Under the previous law, persons operating a motor vehicle with a BAC between 0.08% and 0.10% might never have been charged with a violation of the drunk driving statutes. After January 20th, 2004, operating or allowing another to operate a motor vehicle with a BAC between 0.08% but less than 0.10% exposes the offender to the following penalties for a first offense: A fine between $25.00 and $400.00, 12-48 hours in the Intoxicated Driver’s Resource Center, up to 30 days in jail, three months loss of license and an interlock device being placed on their car for six months to one year.
The new law also changed the penalties for third time offenders. The new law requires that persons convicted of a third or subsequent drunk driving offense be sentenced to not less than a 180 day term of imprisonment in a county jail or workhouse, except the court may reduce the term of imprisonment for each day, up to a total of 90 days, that the person participates in an alcohol inpatient rehabilitation program approved by the Intoxicated Driver Resource Center (IDRC). The new law eliminates community service or work release (SLAP) as sentencing options for persons convicted of a third or subsequent drunk driving offense.
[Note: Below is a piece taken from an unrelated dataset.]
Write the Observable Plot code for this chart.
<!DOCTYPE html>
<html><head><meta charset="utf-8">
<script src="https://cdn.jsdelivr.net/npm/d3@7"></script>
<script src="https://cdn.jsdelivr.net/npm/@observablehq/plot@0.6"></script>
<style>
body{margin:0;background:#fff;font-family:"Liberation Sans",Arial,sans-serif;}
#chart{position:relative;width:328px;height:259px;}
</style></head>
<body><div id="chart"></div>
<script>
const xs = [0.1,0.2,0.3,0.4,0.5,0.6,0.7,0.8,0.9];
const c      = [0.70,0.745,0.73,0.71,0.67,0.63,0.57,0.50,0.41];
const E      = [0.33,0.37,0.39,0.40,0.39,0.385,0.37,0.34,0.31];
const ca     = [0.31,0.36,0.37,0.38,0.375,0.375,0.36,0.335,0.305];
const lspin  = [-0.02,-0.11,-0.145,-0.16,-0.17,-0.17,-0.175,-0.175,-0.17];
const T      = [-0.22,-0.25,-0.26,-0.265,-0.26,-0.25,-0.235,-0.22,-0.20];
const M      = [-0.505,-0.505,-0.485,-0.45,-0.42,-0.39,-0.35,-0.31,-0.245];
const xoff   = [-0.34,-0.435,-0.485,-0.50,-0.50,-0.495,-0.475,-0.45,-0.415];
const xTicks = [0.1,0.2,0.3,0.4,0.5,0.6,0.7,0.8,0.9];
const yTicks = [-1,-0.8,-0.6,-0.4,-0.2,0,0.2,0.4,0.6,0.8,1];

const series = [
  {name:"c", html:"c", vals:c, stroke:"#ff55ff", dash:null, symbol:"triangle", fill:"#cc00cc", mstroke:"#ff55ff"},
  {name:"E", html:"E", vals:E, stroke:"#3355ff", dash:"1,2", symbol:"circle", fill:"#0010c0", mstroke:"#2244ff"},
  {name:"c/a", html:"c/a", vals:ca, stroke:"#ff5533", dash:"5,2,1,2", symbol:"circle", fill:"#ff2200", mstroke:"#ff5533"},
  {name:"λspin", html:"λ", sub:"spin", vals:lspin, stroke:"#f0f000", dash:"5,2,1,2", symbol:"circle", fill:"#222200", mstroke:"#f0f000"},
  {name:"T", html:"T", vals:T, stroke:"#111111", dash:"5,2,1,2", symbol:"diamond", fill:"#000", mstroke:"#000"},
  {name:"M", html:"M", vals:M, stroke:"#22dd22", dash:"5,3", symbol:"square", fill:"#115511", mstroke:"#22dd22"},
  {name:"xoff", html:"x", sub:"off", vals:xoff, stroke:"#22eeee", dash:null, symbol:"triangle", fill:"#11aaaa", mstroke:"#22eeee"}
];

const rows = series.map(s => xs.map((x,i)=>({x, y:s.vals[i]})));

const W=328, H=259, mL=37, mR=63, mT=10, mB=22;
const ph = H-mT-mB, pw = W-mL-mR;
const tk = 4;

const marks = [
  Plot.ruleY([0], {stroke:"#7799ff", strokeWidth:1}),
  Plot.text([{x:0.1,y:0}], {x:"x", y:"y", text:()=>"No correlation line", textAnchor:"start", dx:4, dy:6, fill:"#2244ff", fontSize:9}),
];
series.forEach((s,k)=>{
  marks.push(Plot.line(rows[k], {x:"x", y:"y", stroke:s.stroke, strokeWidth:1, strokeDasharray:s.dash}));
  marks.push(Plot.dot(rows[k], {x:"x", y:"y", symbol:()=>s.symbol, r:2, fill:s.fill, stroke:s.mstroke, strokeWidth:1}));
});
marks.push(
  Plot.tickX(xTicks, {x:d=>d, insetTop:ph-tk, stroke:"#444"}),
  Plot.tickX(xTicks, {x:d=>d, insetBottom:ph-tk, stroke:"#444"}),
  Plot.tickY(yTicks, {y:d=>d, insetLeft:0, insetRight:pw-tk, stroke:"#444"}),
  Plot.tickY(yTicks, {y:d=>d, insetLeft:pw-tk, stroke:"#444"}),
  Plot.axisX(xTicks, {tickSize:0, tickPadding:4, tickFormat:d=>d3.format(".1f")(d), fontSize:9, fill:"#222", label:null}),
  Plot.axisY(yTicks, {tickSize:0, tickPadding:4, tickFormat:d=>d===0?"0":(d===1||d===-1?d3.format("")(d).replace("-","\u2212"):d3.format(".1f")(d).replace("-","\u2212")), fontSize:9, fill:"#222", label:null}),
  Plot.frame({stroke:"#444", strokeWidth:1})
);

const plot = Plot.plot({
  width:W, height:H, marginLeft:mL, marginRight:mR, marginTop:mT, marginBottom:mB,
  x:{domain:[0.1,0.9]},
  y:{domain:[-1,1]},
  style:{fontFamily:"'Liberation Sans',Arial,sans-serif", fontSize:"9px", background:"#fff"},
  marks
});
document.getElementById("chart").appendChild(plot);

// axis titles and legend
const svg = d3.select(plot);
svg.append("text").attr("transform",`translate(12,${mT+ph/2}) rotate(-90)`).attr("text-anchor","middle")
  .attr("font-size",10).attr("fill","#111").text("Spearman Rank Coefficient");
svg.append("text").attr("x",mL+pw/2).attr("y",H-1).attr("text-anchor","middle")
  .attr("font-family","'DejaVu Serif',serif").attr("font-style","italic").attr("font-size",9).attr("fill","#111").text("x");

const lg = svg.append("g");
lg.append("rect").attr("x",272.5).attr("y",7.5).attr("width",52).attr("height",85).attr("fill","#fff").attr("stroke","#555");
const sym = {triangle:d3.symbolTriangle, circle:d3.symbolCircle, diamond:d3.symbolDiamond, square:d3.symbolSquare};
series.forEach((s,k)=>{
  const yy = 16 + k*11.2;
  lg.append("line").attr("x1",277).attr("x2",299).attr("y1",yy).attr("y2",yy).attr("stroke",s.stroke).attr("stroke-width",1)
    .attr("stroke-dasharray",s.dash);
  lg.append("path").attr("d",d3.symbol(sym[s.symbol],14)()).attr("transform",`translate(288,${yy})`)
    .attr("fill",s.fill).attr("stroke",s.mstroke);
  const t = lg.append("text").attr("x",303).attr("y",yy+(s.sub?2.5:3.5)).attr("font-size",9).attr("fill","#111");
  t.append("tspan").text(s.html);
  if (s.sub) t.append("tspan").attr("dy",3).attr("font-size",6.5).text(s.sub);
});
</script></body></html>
Clearly, the penalties facing people charged with drunk driving and related offenses have increased. The changes in the law will almost certainly increase the number of people who will be charged with violating the drunk driving statute. When you are stopped for a violation of the drunk driving statute you should do two things. First, always take the breathalyzer. The breathalyzer results may be the sole evidence needed to defend against the charge. Second, you should immediately contact an attorney to determine the new penalties you may be facing, and protecting your legal rights.